When the system a variety of cgroups, we can end up in situations where
one cgroup has almost no dirty pages at all.  This is especially common
in our XFS workloads in production because they tend to use O_DIRECT for
everything.

We've hit storms where the redirty path hits millions of times in a few
seconds, on all a single file that's only ~40 pages long.  This ends up
leading to long tail latencies for file writes because the page reclaim
workers are hogging the CPU from some kworkers bound to the same CPU.

That's the theory anyway.  We know the storms exist, but the tail
latencies are so sporadic that it's hard to have any certainty about the
cause without patching a large number of boxes.

There are a few different problems here.  First is just that I don't
understand how invalidating the page instead of redirtying might upset
the rest of the iomap/xfs world.  Btrfs invalidates in this case, which
seems like the right thing to me, but we all have slightly different
sharp corners in the truncate path so I thought I'd ask for comments.

Second is the VM should take wbc->pages_skipped into account, or use
some other way to avoid looping over and over.  I think we actually want
both but I wanted to understand the page invalidation path first.

Signed-off-by: Chris Mason <clm@fb.com>
Reported-by: Domas Mituzas <domas@fb.com>
---
 fs/iomap/buffered-io.c | 13 +++++++------
 1 file changed, 7 insertions(+), 6 deletions(-)

diff --git a/fs/iomap/buffered-io.c b/fs/iomap/buffered-io.c
index 8ce8720093b9..4a687a2a9ed9 100644
--- a/fs/iomap/buffered-io.c
+++ b/fs/iomap/buffered-io.c
@@ -1482,10 +1482,8 @@ iomap_do_writepage(struct page *page, struct writeback_control *wbc, void *data)
 		pgoff_t end_index = isize >> PAGE_SHIFT;
 
 		/*
-		 * Skip the page if it's fully outside i_size, e.g. due to a
-		 * truncate operation that's in progress.
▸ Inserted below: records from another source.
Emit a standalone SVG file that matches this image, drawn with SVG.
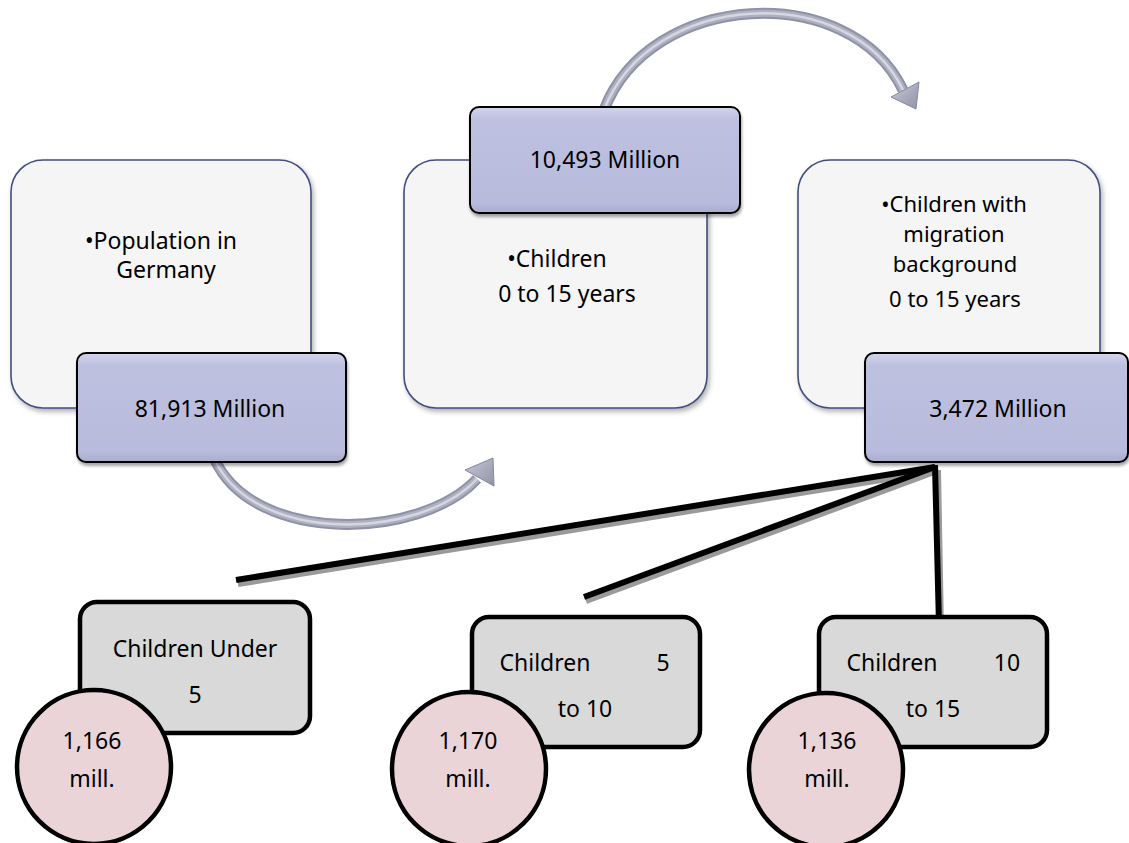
<svg xmlns="http://www.w3.org/2000/svg" width="1129" height="843" viewBox="0 0 1129 843">
<defs>
<linearGradient id="blueG" x1="0" y1="0" x2="0" y2="1">
<stop offset="0" stop-color="#d3d5ec"/>
<stop offset="0.12" stop-color="#bdc0df"/>
<stop offset="0.9" stop-color="#b8bbdb"/>
<stop offset="1" stop-color="#a9acce"/>
</linearGradient>
<linearGradient id="headG" x1="0" y1="0" x2="1" y2="1">
<stop offset="0" stop-color="#c8c9d6"/>
<stop offset="1" stop-color="#9092a7"/>
</linearGradient>
<filter id="shadow" x="-10%" y="-10%" width="125%" height="125%">
<feDropShadow dx="2" dy="3" stdDeviation="2.5" flood-color="#000" flood-opacity="0.3"/>
</filter>
<filter id="lshadow" x="-10%" y="-10%" width="125%" height="125%">
<feDropShadow dx="1" dy="3" stdDeviation="1.5" flood-color="#000" flood-opacity="0.35"/>
</filter>
<style>
.light{fill:#f5f5f5;stroke:#434e80;stroke-width:1.6;}
.blue{fill:url(#blueG);stroke:#000;stroke-width:2;}
.grey{fill:#d9d9d9;stroke:#000;stroke-width:4.5;}
.pink{fill:#ead4d8;stroke:#000;stroke-width:4.5;}
text{font-family:"Noto Sans","Open Sans","Liberation Sans",sans-serif;font-size:23px;fill:#000;}
.m{text-anchor:middle;}
.s{font-size:22px;}
.arrowOut{fill:none;stroke:#8f91a6;stroke-width:11;}
.arrowMid{fill:none;stroke:#aeb0c1;stroke-width:7;}
.arrowIn{fill:none;stroke:#d6d7e1;stroke-width:2.5;}
.head{fill:url(#headG);stroke:#85879c;stroke-width:1;}
.line{stroke:#000;stroke-width:6;stroke-linecap:butt;}
.lsh{stroke:#9a9a9a;stroke-width:6;}
</style>
</defs>

<g id="box-population">
<rect class="light" x="11" y="160" width="300" height="248" rx="32" filter="url(#shadow)"/>
<text class="m"><tspan x="161" y="249">•Population in</tspan><tspan x="166" y="278">Germany</tspan></text>
</g>
<g id="box-children">
<rect class="light" x="404" y="160" width="303" height="248" rx="32" filter="url(#shadow)"/>
<text class="m"><tspan x="557" y="267">•Children</tspan><tspan x="567" y="302">0 to 15 years</tspan></text>
</g>
<g id="box-migration">
<rect class="light" x="798" y="160" width="302" height="248" rx="32" filter="url(#shadow)"/>
<text class="m s"><tspan x="954" y="212">•Children with</tspan><tspan x="954" y="242">migration</tspan><tspan x="955" y="272">background</tspan><tspan x="955" y="307">0 to 15 years</tspan></text>
</g>

<g id="connectors">
<path class="arrowOut" d="M 604 110 C 650 -10, 850 -20, 903 90"/>
<path class="arrowMid" d="M 604 110 C 650 -10, 850 -20, 903 90"/>
<path class="arrowIn" d="M 604 110 C 650 -10, 850 -20, 903 90"/>
<polygon class="head" points="916,109 891,97 919,82"/>
<path class="arrowOut" d="M 215 460 C 255 545, 420 540, 477 479"/>
<path class="arrowMid" d="M 215 460 C 255 545, 420 540, 477 479"/>
<path class="arrowIn" d="M 215 460 C 255 545, 420 540, 477 479"/>
<polygon class="head" points="493,458 465,470 494,486"/>
<line class="lsh" x1="937" y1="471" x2="238" y2="584"/>
<line class="lsh" x1="937" y1="471" x2="586" y2="601"/>
<line class="lsh" x1="938" y1="470" x2="941" y2="630"/>
<line class="line" x1="935" y1="467" x2="236" y2="580"/>
<line class="line" x1="935" y1="467" x2="584" y2="597"/>
<line class="line" x1="935" y1="465" x2="939" y2="625"/>
</g>

<g id="val-population">
<rect class="blue" x="77" y="353" width="269" height="109" rx="9" filter="url(#lshadow)"/>
<text class="m" x="210" y="417">81,913 Million</text>
</g>
<g id="val-children">
<rect class="blue" x="470" y="107" width="270" height="106" rx="9" filter="url(#lshadow)"/>
<text class="m" x="605" y="168">10,493 Million</text>
</g>
<g id="val-migration">
<rect class="blue" x="865" y="353" width="263" height="109" rx="9" filter="url(#lshadow)"/>
<text class="m" x="998" y="417">3,472 Million</text>
</g>

<g id="group-under5">
<rect class="grey" x="80" y="602" width="230" height="131" rx="17"/>
<text class="m"><tspan x="195" y="657">Children Under</tspan><tspan x="195" y="703">5</tspan></text>
<circle class="pink" cx="94" cy="767" r="77"/>
<text class="m"><tspan x="92" y="749">1,166</tspan><tspan x="92" y="787">mill.</tspan></text>
</g>
<g id="group-5to10">
<rect class="grey" x="472" y="617" width="228" height="130" rx="17"/>
<text class="m"><tspan x="545" y="671">Children</tspan><tspan x="663" y="671">5</tspan><tspan x="585" y="717">to 10</tspan></text>
<circle class="pink" cx="469" cy="769" r="77"/>
<text class="m"><tspan x="468" y="749">1,170</tspan><tspan x="468" y="787">mill.</tspan></text>
</g>
<g id="group-10to15">
<rect class="grey" x="819" y="617" width="228" height="130" rx="17"/>
<text class="m"><tspan x="892" y="671">Children</tspan><tspan x="1007" y="671">10</tspan><tspan x="933" y="717">to 15</tspan></text>
<circle class="pink" cx="826" cy="770" r="77"/>
<text class="m"><tspan x="827" y="749">1,136</tspan><tspan x="827" y="787">mill.</tspan></text>
</g>
</svg>
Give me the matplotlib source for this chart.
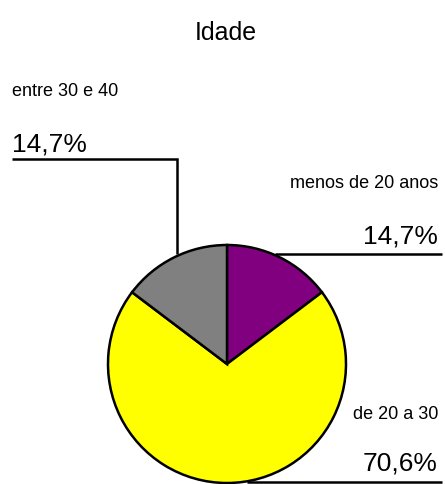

We must redirty the
-		 * page so that reclaim stops reclaiming it. Otherwise
-		 * iomap_vm_releasepage() is called on it and gets confused.
+		 * invalidate the page if it's fully outside i_size, e.g.
+		 * due to a truncate operation that's in progress.
 		 *
 		 * Note that the end_index is unsigned long.  If the given
 		 * offset is greater than 16TB on a 32-bit system then if we
@@ -1499,8 +1497,10 @@ iomap_do_writepage(struct page *page, struct writeback_control *wbc, void *data)
 		 * offset is just equal to the EOF.
 		 */
 		if (folio->index > end_index ||
-		    (folio->index == end_index && poff == 0))
-			goto redirty;
+		    (folio->index == end_index && poff == 0)) {
+			folio_invalidate(folio, 0, folio_size(folio));
+			goto unlock;
+		}
 
 		/*
 		 * The page straddles i_size.  It must be zeroed out on each
@@ -1518,6 +1518,7 @@ iomap_do_writepage(struct page *page, struct writeback_control *wbc, void *data)
 
 redirty:
 	folio_redirty_for_writepage(wbc, folio);
+unlock:
 	folio_unlock(folio);
 	return 0;
 }